One morning in 1956, Crowningshield was viewing the spectrum of a large yellow diamond when he noticed something odd: an absorption line just below the 600 nm mark. He suspected the line was evidence of irradiation, a colorizing treatment that was becoming widespread with the dawn of the atomic age. When his subsequent research confirmed that irradiated yellow diamonds could be identified by the absorption line at around 592 nm, it was a breakthrough the diamond industry had been waiting for.

Crowningshield’s career was marked by many other “firsts” and singular contributions to gemology. With Liddicoat, Bert Krashes, and other GIA colleagues, he developed the GIA Diamond Grading System in the early 1950s. He is personally credited with devising GIA’s system and nomenclature for fancy-color diamonds. Crowningshield’s studies in the early 1960s demonstrated how tissue-nucleated freshwater cultured pearls could be identified through X-radiography. He coauthored one of the first characterizations of tanzanite in a 1968 Lapidary Journal article and published the Summer 1971 G&G initial report on General Electric’s gem-quality synthetic diamonds. His Spring 1983 article on orangy pink to pinkish orange “padparadscha” sapphire is regarded as the finest explanation of this gem’s color. Crowningshield’s final G&G article, from the Summer 1989 issue, was on the first formal grading of the famed Hope diamond.

Many other discoveries were set forth in Crowningshield’s long-running G&G column, which contained brief notes from the New York lab (and eventually became the journal’s present-day Lab Notes section). Between 1957 and 1999, he turned out more than 1,000 observations of interesting and unusual gems. His 1970 note on “milky” graining in diamonds was the first articulation of what has become an important feature in the clarity grading of diamonds, as described in the lead article in this issue.
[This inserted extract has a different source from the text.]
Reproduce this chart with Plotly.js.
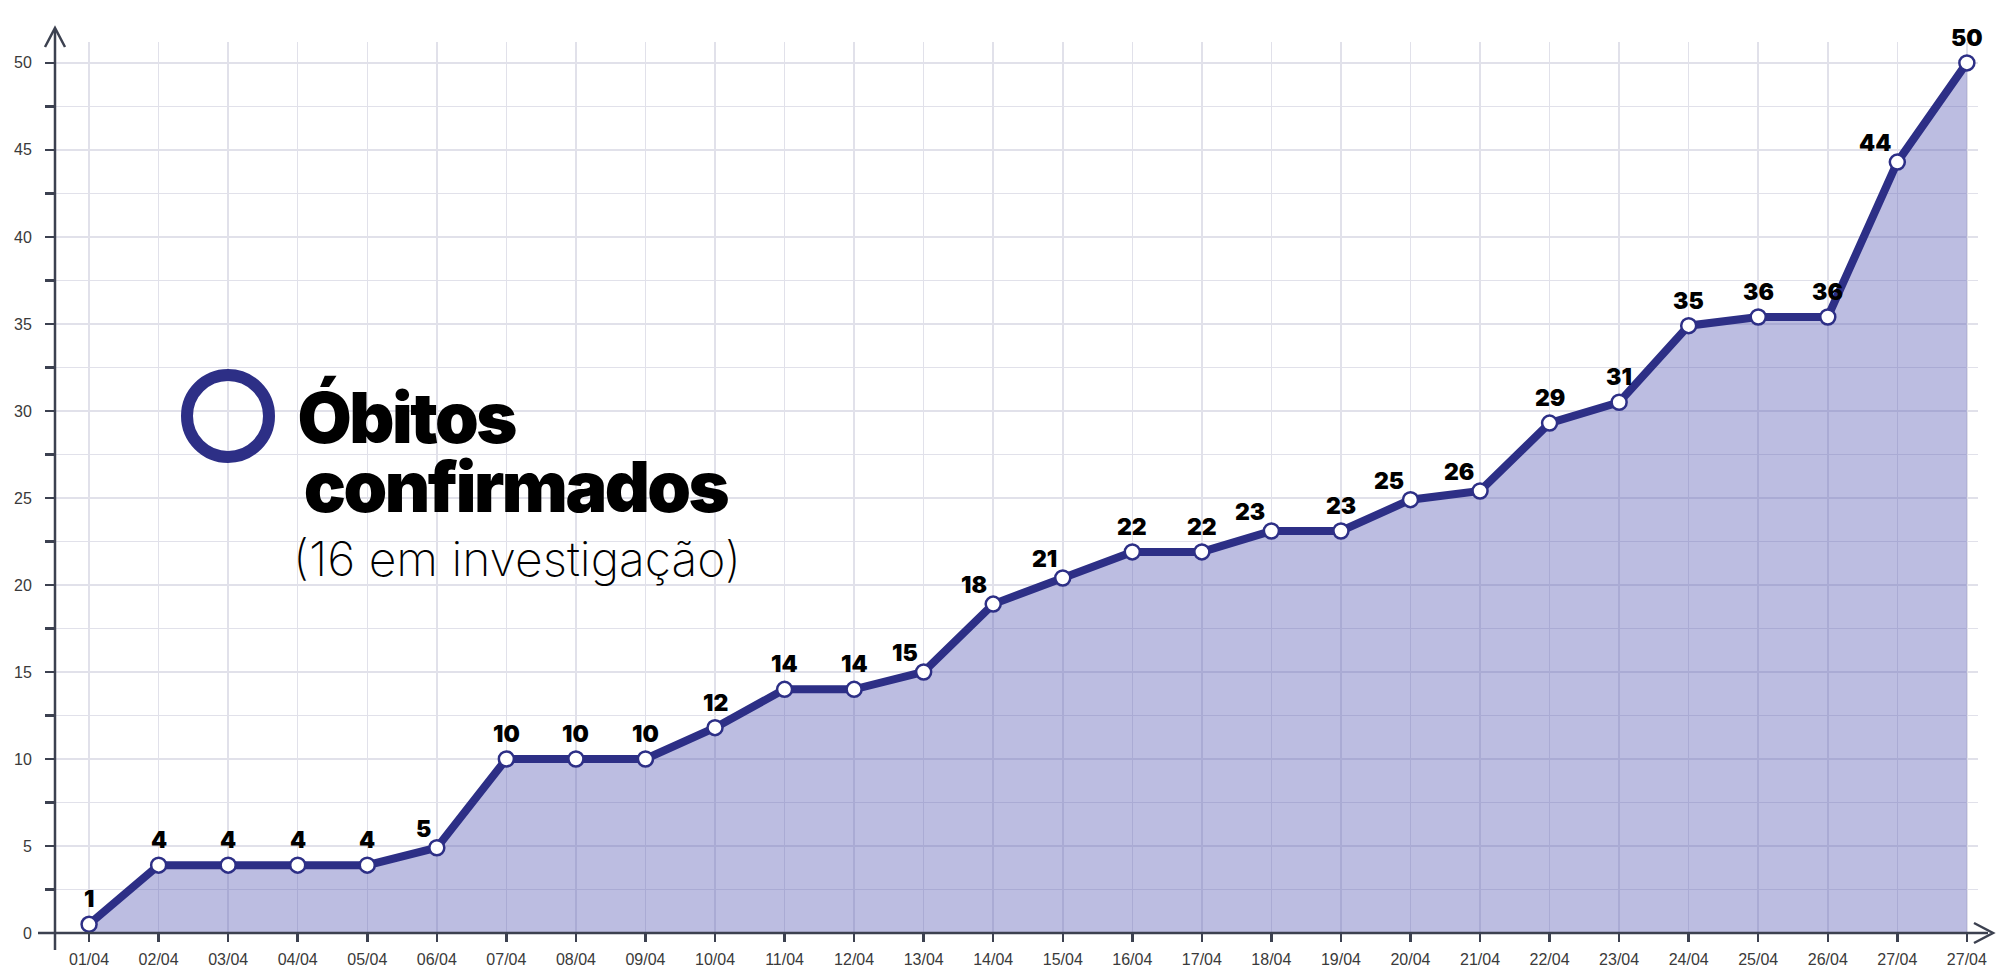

His scientific achievements alone would have earned Bob Crowningshield a place in gemological history, but they don’t tell the whole story. His reputation for accuracy and integrity played a key role in establishing GIA’s diamond grading reports as an industry standard. Crowningshield was also a respected educator who taught scores of jewelers across the United States and presented at all but two American Gem Society (AGS) Conclaves from 1951 to 1993. (A complete review of his career can be found in Thomas Moses and James Shigley’s “G. Robert Crowningshield: A Legendary Gemologist,” Fall 2003 G&G, pp. 184–199.)

After stepping down from his day-to-day role in the New York office, Crowningshield remained in Manhattan’s Upper West Side. He still paid visits to the laboratory and continued to inspire the Institute’s next generation of gemologists. In retirement, he was honored with Modern Jeweler’s Lifetime Achievement Award in 1995 and the AGS Lifetime Achievement Award in 2003. GIA established the G. Robert Crowningshield Research Fund in 2003 to advance his vision of safeguarding the integrity of gems through knowledge.

To this editor, Bob Crowningshield was a friend, a teacher, and a remarkable fountain of knowledge.  I was frequently amazed at his ability to recount the properties of stones he had seen decades before.  A brilliant writer and researcher, a kind and patient colleague, Bob Crowningshield will be missed—and well remembered--by the generations of gemologists he inspired.